Mesmo que enviesados, os estudos de opinião parecem traduzir um sentimento facilmente palpável na atmosfera política estado-unidense: Clinton encosta-se à direita e fala ao centro; Trump encosta-se ao centro e fala à direita. Esta dinâmica conheceu, na semana passada, momentos catárticos, com ambos os candidatos a anunciarem as respectivas escolhas para vice-presidente. Trump escolheu Mike Pence, governador do Indiana, uma escolha pacífica no universo conservador que aplaca os receios dos republicanos mais moderados. Já Clinton, menosprezando o apoio de Sanders e de metade do eleitorado democrata, escolheu o ex-governador da Virgínia, Tim Kaine, homem de mão de Wall Street conhecido pelas suas posições homofóbicas, contra os direitos sociais, contra a interrupção voluntária da gravidez e a favor da guerra imperialista.
Rumo aos anos vinte?
Entretanto, Trump continua uma perigosa deriva fascizante. Prometendo «fazer do Partido Republicano um partido dos trabalhadores», o magnata cavalga as frustrações da pequena e média burguesia e alimenta-se dos medos da classe trabalhadora branca. Empregos, aumentos salariais, expulsão dos imigrantes, repressão dos negros, supressão da resistência nas ruas: é esta a mensagem do candidato que pode ganhar as eleições. Mas se tão bem se dá a semente do fascismo é porque, semeada na sociedade estado-unidense, encontrou aconchego em leira para o efeito aberta por republicanos e democratas. Daí a aflitiva incapacidade de Clinton para responder a Trump: o governo de Clinton foi o governo da história dos EUA que mais imigrantes deportou; descreveu jovens negros como «super-predadores»; patrocinou golpes de Estado nas Honduras, no Paraguai, na Ucrânia e em outros tantos países; levou a guerra e a morte a 10 mil líbios; atirou a Síria para o caos, provocando meio milhão de mortos; promoveu uma política neoliberal de destruição de direitos dos trabalhadores…

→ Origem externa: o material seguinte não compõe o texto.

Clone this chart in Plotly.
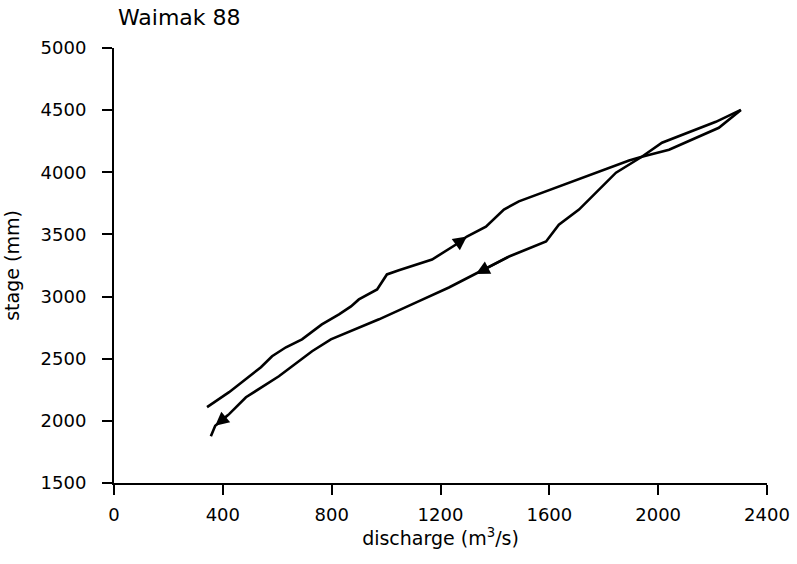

Quer isto dizer que Trump é igual a Clinton? Não, mas as diferenças fundamentais não são retóricas mas económicas: representando diferentes interesses da mesma classe, Trump é mais aprazível aos interesses de sectores, actualmente minoritários, da alta burguesia dos serviços e do imobiliário que procuram uma aliança com a pequena e a média burguesia atascadas na crise. Clinton, não desdenhando nenhum destes propósitos, é mais favorável ao «capital fictício» da especulação financeira e da integração económica prevista no âmbito da NAFTA, do TTIP e do TTP.
Neste estado de coisas, o movimento encabeçado por Bernie Sanders irá entornar-se por todas as candidaturas, reforçando, como nunca desde os anos 20, os resultados das candidaturas à esquerda do PD. Entre as seis principais, a de Jill Stein, do Partido Verde (GP) e apoiada pela Alternativa Socialista (SA); a de Gloria la Riva, do Partido pelo Socialismo e Libertação (PSL) e apoiada pelo Partido Paz e Liberdade (PFP) e pelo Partido da União para a Liberdade (LUP) e a de Monica Moorehead, do Partido do Mundo dos Trabalhadores (PWW). À esquerda, outra minoria conta a velha história de que para evitar Trump é necessário apoiar Hillary. Será Hillary, comparada com Trump, o mal menor? Em quê?